Rhone Resch, president and chief executive of the Solar Energy Industries Association, said that while the loan guarantee program helped finance emerging technologies that were “higher-risk projects by definition,” the grant program aided “extremely low-risk projects where you’re using off-the-shelf technology.”
In arguing for the continuation of federal incentives, advocates of renewable energy often point out that all forms of energy – including fossil fuels – rely on a complex web of state and federal credits and aid. Mr. Resch argues that more established technologies including oil and gas, coal and nuclear power are still taking advantage of incentives that were established in the 20th century.
“In the same way we’ve invested in oil and gas, it’s time to invest in renewables,” he said.
For younger technologies trying to establish themselves and reduce their costs, government incentives may be a make-or-break situation.
“Unlike oil and gas, where those companies could still make money doing their operating if they didn’t have some of the credits they currently have, I’m not sure that would be true for the wind industry,” said Amy Jaffe, director of the Energy Forum at Baker Institute at Rice University.
Solar and wind companies also argue that the perpetual threat that their incentives will expire makes long-term planning difficult.
“Our biggest issues is, we don’t have certainty,” said Danny Kennedy, founder of Sungevity, a residential solar installer in Oakland, Calif., who said he hoped that the federal grant program would be renewed but planned for its expiration. Fossil fuel companies, Mr. Kennedy said, “assume tax credits and subsidies as permanent and given.”
One important federal incentive for oil and gas drilling, for example, has been in place since 1910s, though the Obama administration has proposed repealing it.
For renewable energy developers, the threatened expiration of incentives may have a few benefits. Mr. O’Sullivan, of NextEra Energy Resources, said that the wind deadline at the end of 2012 is “causing customers to accelerate decisions, which is good.”
For that reason, many specialists expect 2012 to be a banner year for wind.
“At this point 2012 is poised to be one of the largest years, if not the largest year in the U.S. wind market, in terms of installation,” said Alex Klein, research director for Renewable Power at IHS Energy Research, whose clients include renewable energy companies. “But the downside is, there’s a strong likelihood of a pretty dramatic fall-off in 2013.”
Greg Efthimiou, a spokesman for Duke Energy of Charlotte, N.C., said that although Duke built renewable energy projects to meet customer demands as opposed to the tax credit deadline explicitly, the federal incentives did help – and Duke planned to build five large wind farms next year, including two in Texas and two in Kansas.

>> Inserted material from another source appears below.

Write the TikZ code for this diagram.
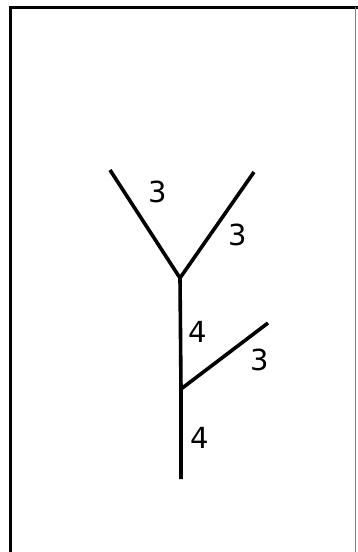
\documentclass[tikz,border=0pt]{standalone}
\usepackage{fontspec}
\setmainfont{DejaVu Sans}
\begin{document}
\begin{tikzpicture}[x=1pt,y=-1pt,
  edge/.style={line width=3.6pt},
  lbl/.style={font=\fontsize{29}{30}\selectfont, inner sep=0pt}]
\useasboundingbox (0,0) rectangle (357,552);
\draw[line width=3pt] (10,560) -- (10,7) -- (365,7);
\draw[line width=1pt, black!50] (355.5,7) -- (355.5,560);
\coordinate (tl) at (110,170);
\coordinate (tr) at (254,172);
\coordinate (j) at (180,278);
\coordinate (m) at (181,389);
\coordinate (br) at (268,323);
\coordinate (b) at (181,479);
\draw[edge] (tl) -- (j);
\draw[edge] (tr) -- (j);
\draw[edge] (j) -- (m) -- (b);
\draw[edge] (m) -- (br);
\node[lbl] (l1) at (158,192) {3};
\node[lbl] (l2) at (238,235) {3};
\node[lbl] (l3) at (198,332) {4};
\node[lbl] (l4) at (260,360) {3};
\node[lbl] (l5) at (200,438) {4};
\end{tikzpicture}
\end{document}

If Congress renews the production tax credit for four years, wind power will probably reach 4 to 5 percent of the country’s electricity supply by 2016, Mr. O’Sullivan said, up from 3 percent year to date.
And if it does not? “We call it the P.T.C. cliff,” he said of the production tax credit. “Everyone’s making preparations,” he said. The severe halt in 2013 would occur, he said, as companies waited to see if Congress would renew the credit even after it expired. If Congress did not, work may resume but would be significantly eroded, he said.

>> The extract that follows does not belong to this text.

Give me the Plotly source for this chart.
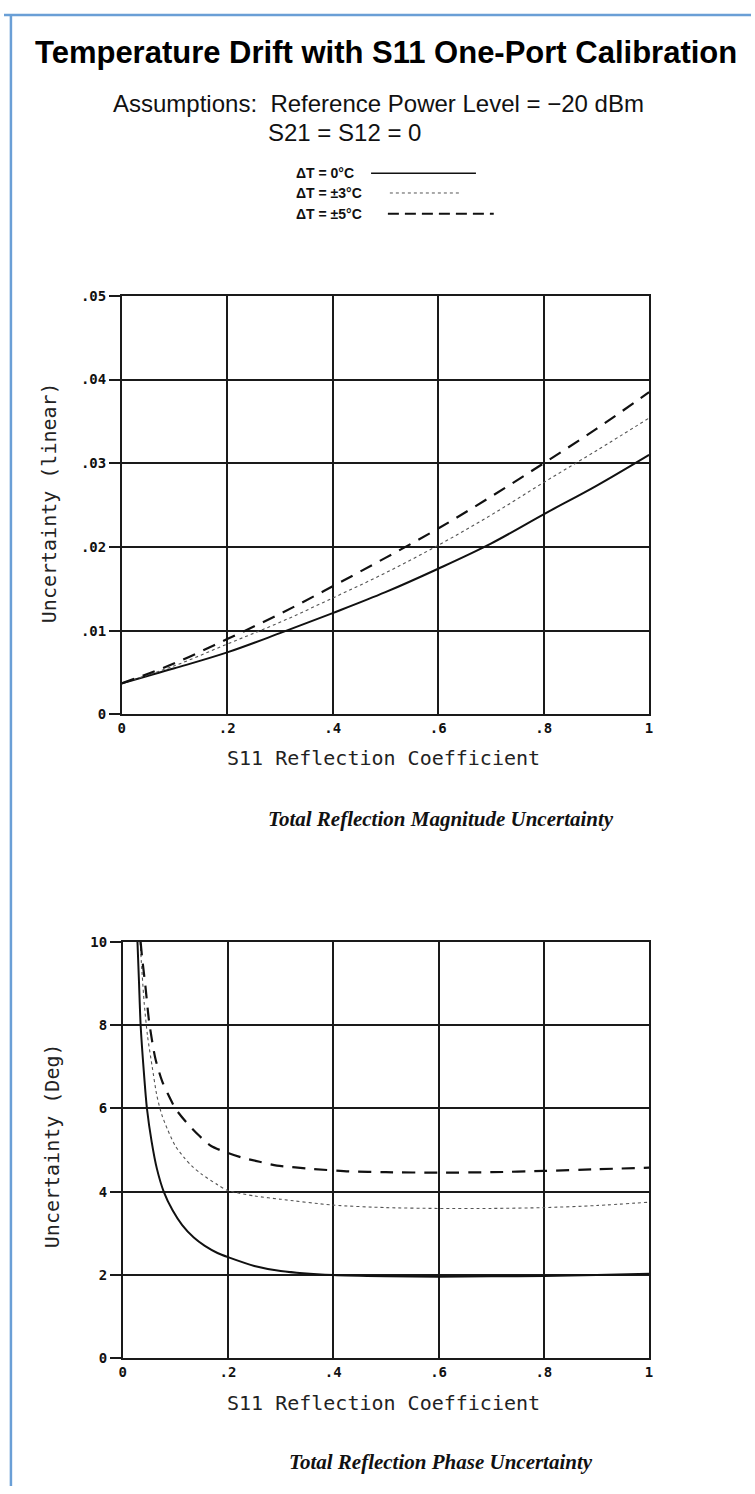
import plotly.graph_objects as go

# ---------------- data ----------------
mag_x = [0, .1, .2, .3, .4, .5, .6, .7, .8, .9, 1.0]
mag_dt0 = [.0037, .0055, .0074, .0097, .0121, .0146, .0174, .0204, .0239, .0273, .0310]
mag_dt3 = [.0037, .0058, .0084, .0110, .0139, .0169, .0202, .0238, .0277, .0315, .0354]
mag_dt5 = [.0037, .0061, .0090, .0120, .0153, .0187, .0222, .0260, .0300, .0341, .0385]

ph_x0 = [.028, .031, .034, .040, .046, .055, .065, .078, .095, .113, .135, .156, .18, .2, .25, .3, .4, .5, .6, .7, .8, .9, 1.0]
ph_dt0 = [10, 9.0, 8.0, 6.9, 6.0, 5.2, 4.55, 4.0, 3.55, 3.2, 2.9, 2.7, 2.53, 2.43, 2.22, 2.1, 2.0, 1.97, 1.96, 1.97, 1.98, 2.0, 2.03]
ph_x3 = [.033, .037, .041, .047, .056, .065, .074, .085, .1, .118, .131, .149, .18, .2, .25, .3, .4, .5, .6, .7, .8, .9, 1.0]
ph_dt3 = [10, 9.2, 8.5, 7.75, 7.0, 6.3, 5.86, 5.5, 5.1, 4.8, 4.62, 4.43, 4.17, 4.03, 3.9, 3.82, 3.68, 3.62, 3.6, 3.6, 3.62, 3.67, 3.75]
ph_x5 = [.034, .037, .043, .05, .062, .075, .085, .1, .12, .145, .168, .2, .224, .26, .293, .36, .43, .5, .6, .7, .8, .9, 1.0]
ph_dt5 = [10, 9.6, 8.95, 8.1, 7.2, 6.65, 6.37, 6.0, 5.68, 5.35, 5.1, 4.93, 4.83, 4.72, 4.63, 4.55, 4.49, 4.47, 4.46, 4.47, 4.5, 4.54, 4.58]

x_tickvals = [0, .2, .4, .6, .8, 1]
x_ticktext = ["0", ".2", ".4", ".6", ".8", "1"]
mag_tickvals = [0, .01, .02, .03, .04, .05]
mag_ticktext = ["0", ".01", ".02", ".03", ".04", ".05"]
ph_tickvals = [0, 2, 4, 6, 8, 10]
ph_ticktext = ["0", "2", "4", "6", "8", "10"]

legend_labels = ["ΔT = 0°C", "ΔT = ±3°C", "ΔT = ±5°C"]

# ---------------- figure ----------------
W, H = 755, 1494
def px_x(p): return p / W
def px_y(p): return 1 - p / H

solid = dict(color="#111111", width=2)
dotted = dict(color="#555555", width=1.1, dash="dot")
dashed = dict(color="#111111", width=2.2, dash="13px,9px")

fig = go.Figure()
fig.add_trace(go.Scatter(x=mag_x, y=mag_dt0, mode="lines", line=dict(shape="spline", **solid), xaxis="x", yaxis="y", showlegend=False))
fig.add_trace(go.Scatter(x=mag_x, y=mag_dt3, mode="lines", line=dict(shape="spline", **dotted), xaxis="x", yaxis="y", showlegend=False))
fig.add_trace(go.Scatter(x=mag_x, y=mag_dt5, mode="lines", line=dict(shape="spline", **dashed), xaxis="x", yaxis="y", showlegend=False))

fig.add_trace(go.Scatter(x=ph_x0, y=ph_dt0, mode="lines", line=dict(shape="spline", smoothing=0.7, **solid), xaxis="x2", yaxis="y2", showlegend=False))
fig.add_trace(go.Scatter(x=ph_x3, y=ph_dt3, mode="lines", line=dict(shape="spline", smoothing=0.7, **dotted), xaxis="x2", yaxis="y2", showlegend=False))
fig.add_trace(go.Scatter(x=ph_x5, y=ph_dt5, mode="lines", line=dict(shape="spline", smoothing=0.7, **dashed), xaxis="x2", yaxis="y2", showlegend=False))

tickfont = dict(family="DejaVu Sans Mono", size=14, color="#111111", weight="bold")
gridc = "#1a1a1a"
common_x = dict(range=[0, 1], tickvals=x_tickvals, ticktext=x_ticktext, showgrid=True,
                gridcolor=gridc, gridwidth=1.5, showline=True, linecolor=gridc, linewidth=1.5,
                mirror=True, ticks="", tickfont=tickfont, zeroline=False, fixedrange=True)
common_y = dict(showgrid=True, gridcolor=gridc, gridwidth=1.5, showline=True, linecolor=gridc,
                linewidth=1.5, mirror=True, ticks="outside", ticklen=11, tickwidth=1.5,
                tickcolor=gridc, tickfont=tickfont, zeroline=False, fixedrange=True)

fig.update_layout(
    width=W, height=H, margin=dict(l=0, r=0, t=0, b=0),
    paper_bgcolor="white", plot_bgcolor="white",
    xaxis=dict(domain=[px_x(119), px_x(652)], anchor="y", **common_x),
    yaxis=dict(domain=[px_y(714), px_y(291)], anchor="x", range=[0, 0.05],
               tickvals=mag_tickvals, ticktext=mag_ticktext, **common_y),
    xaxis2=dict(domain=[px_x(120), px_x(652)], anchor="y2", **common_x),
    yaxis2=dict(domain=[px_y(1365), px_y(944)], anchor="x2", range=[0, 10],
                tickvals=ph_tickvals, ticktext=ph_ticktext, **common_y),
)

ann = []
def text(x, y, s, size, family, color="#111111", xanchor="center", textangle=0, weight="normal", style="normal"):
    ann.append(dict(x=px_x(x), y=px_y(y), xref="paper", yref="paper", text=s, showarrow=False,
                    xanchor=xanchor, yanchor="middle", textangle=textangle,
                    font=dict(size=size, family=family, color=color, weight=weight, style=style)))

text(386, 45, "Temperature Drift with S11 One-Port Calibration", 31, "Liberation Sans", color="#000000", weight="bold")
text(108, 97, "Assumptions:  Reference Power Level = −20 dBm", 24, "Liberation Sans", xanchor="left")
text(265, 126, "S21 = S12 = 0", 24, "Liberation Sans", xanchor="left")

leg_y = [167, 187, 208]
for lab, yy in zip(legend_labels, leg_y):
    text(293, yy, lab, 14, "Liberation Sans", xanchor="left", weight="bold")

mono = "DejaVu Sans Mono"
text(384, 758, "S11 Reflection Coefficient", 20, mono, color="#222222")
text(45, 500, "Uncertainty (linear)", 20, mono, color="#222222", textangle=-90)
text(384, 1410, "S11 Reflection Coefficient", 20, mono, color="#222222")
text(48, 1150, "Uncertainty (Deg)", 20, mono, color="#222222", textangle=-90)

text(442, 820, "Total Reflection Magnitude Uncertainty", 21, "Liberation Serif", weight="bold", style="italic")
text(442, 1470, "Total Reflection Phase Uncertainty", 21, "Liberation Serif", weight="bold", style="italic")

fig.update_layout(annotations=ann)

shapes = []
# legend line samples (legend decoration)
shapes.append(dict(type="line", xref="paper", yref="paper", x0=px_x(371), x1=px_x(477), y0=px_y(167), y1=px_y(167), line=dict(color="#111111", width=1.5)))
shapes.append(dict(type="line", xref="paper", yref="paper", x0=px_x(390), x1=px_x(460), y0=px_y(187), y1=px_y(187), line=dict(color="#555555", width=1, dash="dot")))
shapes.append(dict(type="line", xref="paper", yref="paper", x0=px_x(388), x1=px_x(495), y0=px_y(208), y1=px_y(208), line=dict(color="#111111", width=1.8, dash="11px,6px")))
# page frame (blue border on top and left)
shapes.append(dict(type="line", xref="paper", yref="paper", x0=0, x1=1, y0=px_y(7), y1=px_y(7), line=dict(color="#6a9fd6", width=2.5)))
shapes.append(dict(type="line", xref="paper", yref="paper", x0=px_x(7), x1=px_x(7), y0=0, y1=px_y(6), line=dict(color="#6a9fd6", width=2.5)))
fig.update_layout(shapes=shapes)

fig.write_html("out.html")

The costs of solar and wind have dropped substantially in recent years, although when, and if, the technologies will become competitive with fossil fuels without tax credits or grants is anyone’s guess. (It bears noting that the technologies are cleaner than fossil fuels, and therefore create fewer pollution costs for society, many of which are not counted in the price of electricity.)
However, low natural gas prices have made it tough for wind to compete, especially if the production tax credit ends.
Meanwhile, uncertainty reigns.
“We’re entering another boom-and-bust cycle for the wind industry that it hasn’t had to face for several years,” Mr. Klein said.